>> begin Dataset content

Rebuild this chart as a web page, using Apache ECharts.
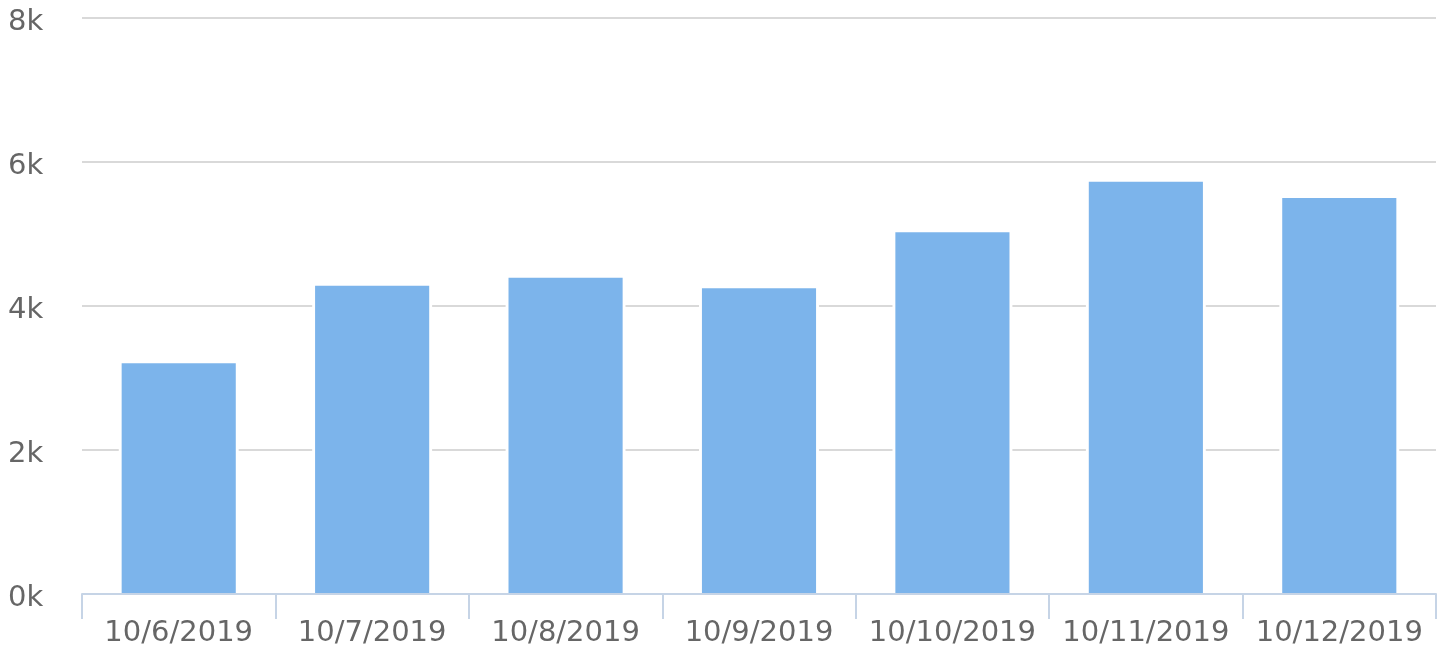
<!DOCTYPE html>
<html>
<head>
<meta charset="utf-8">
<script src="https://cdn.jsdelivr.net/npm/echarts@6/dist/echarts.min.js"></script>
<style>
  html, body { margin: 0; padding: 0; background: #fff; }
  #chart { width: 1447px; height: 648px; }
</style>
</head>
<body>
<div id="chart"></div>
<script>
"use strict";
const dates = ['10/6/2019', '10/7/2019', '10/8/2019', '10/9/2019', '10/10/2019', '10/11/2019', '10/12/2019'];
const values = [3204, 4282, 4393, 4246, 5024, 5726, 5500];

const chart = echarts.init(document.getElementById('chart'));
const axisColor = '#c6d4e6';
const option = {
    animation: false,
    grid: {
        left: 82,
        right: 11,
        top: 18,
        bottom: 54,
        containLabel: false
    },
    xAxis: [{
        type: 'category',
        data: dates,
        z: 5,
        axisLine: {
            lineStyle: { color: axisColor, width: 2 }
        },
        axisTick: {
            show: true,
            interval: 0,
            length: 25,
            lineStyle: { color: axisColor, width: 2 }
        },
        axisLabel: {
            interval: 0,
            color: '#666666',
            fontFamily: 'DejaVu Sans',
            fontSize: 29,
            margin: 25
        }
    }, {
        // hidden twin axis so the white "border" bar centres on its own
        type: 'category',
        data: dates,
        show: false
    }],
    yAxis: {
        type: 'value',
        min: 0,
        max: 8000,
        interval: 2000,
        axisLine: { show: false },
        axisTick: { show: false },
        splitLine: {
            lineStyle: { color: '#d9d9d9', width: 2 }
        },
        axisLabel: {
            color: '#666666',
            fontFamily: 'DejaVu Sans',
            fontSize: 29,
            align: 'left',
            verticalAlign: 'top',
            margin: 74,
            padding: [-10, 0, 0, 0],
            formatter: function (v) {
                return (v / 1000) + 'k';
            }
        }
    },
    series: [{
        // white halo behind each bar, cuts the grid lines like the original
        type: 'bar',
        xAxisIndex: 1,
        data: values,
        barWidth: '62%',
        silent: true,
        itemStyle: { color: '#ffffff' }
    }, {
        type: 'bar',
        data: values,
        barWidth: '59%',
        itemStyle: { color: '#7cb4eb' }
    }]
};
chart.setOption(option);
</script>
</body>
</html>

>> end Dataset content

- **Do this**
Make an exact copy of the whole listing, but don't bring over any pictures.

- **The solution**
Rebuild this chart as a web page, using Apache ECharts.
<!DOCTYPE html>
<html>
<head>
<meta charset="utf-8">
<script src="https://cdn.jsdelivr.net/npm/echarts@6/dist/echarts.min.js"></script>
<style>
  html, body { margin: 0; padding: 0; background: #fff; }
  #chart { width: 1447px; height: 648px; }
</style>
</head>
<body>
<div id="chart"></div>
<script>
"use strict";
const dates = ['10/6/2019', '10/7/2019', '10/8/2019', '10/9/2019', '10/10/2019', '10/11/2019', '10/12/2019'];
const values = [3204, 4282, 4393, 4246, 5024, 5726, 5500];

const chart = echarts.init(document.getElementById('chart'));
const axisColor = '#c6d4e6';
const option = {
    animation: false,
    grid: {
        left: 82,
        right: 11,
        top: 18,
        bottom: 54,
        containLabel: false
    },
    xAxis: [{
        type: 'category',
        data: dates,
        z: 5,
        axisLine: {
            lineStyle: { color: axisColor, width: 2 }
        },
        axisTick: {
            show: true,
            interval: 0,
            length: 25,
            lineStyle: { color: axisColor, width: 2 }
        },
        axisLabel: {
            interval: 0,
            color: '#666666',
            fontFamily: 'DejaVu Sans',
            fontSize: 29,
            margin: 25
        }
    }, {
        // hidden twin axis so the white "border" bar centres on its own
        type: 'category',
        data: dates,
        show: false
    }],
    yAxis: {
        type: 'value',
        min: 0,
        max: 8000,
        interval: 2000,
        axisLine: { show: false },
        axisTick: { show: false },
        splitLine: {
            lineStyle: { color: '#d9d9d9', width: 2 }
        },
        axisLabel: {
            color: '#666666',
            fontFamily: 'DejaVu Sans',
            fontSize: 29,
            align: 'left',
            verticalAlign: 'top',
            margin: 74,
            padding: [-10, 0, 0, 0],
            formatter: function (v) {
                return (v / 1000) + 'k';
            }
        }
    },
    series: [{
        // white halo behind each bar, cuts the grid lines like the original
        type: 'bar',
        xAxisIndex: 1,
        data: values,
        barWidth: '62%',
        silent: true,
        itemStyle: { color: '#ffffff' }
    }, {
        type: 'bar',
        data: values,
        barWidth: '59%',
        itemStyle: { color: '#7cb4eb' }
    }]
};
chart.setOption(option);
</script>
</body>
</html>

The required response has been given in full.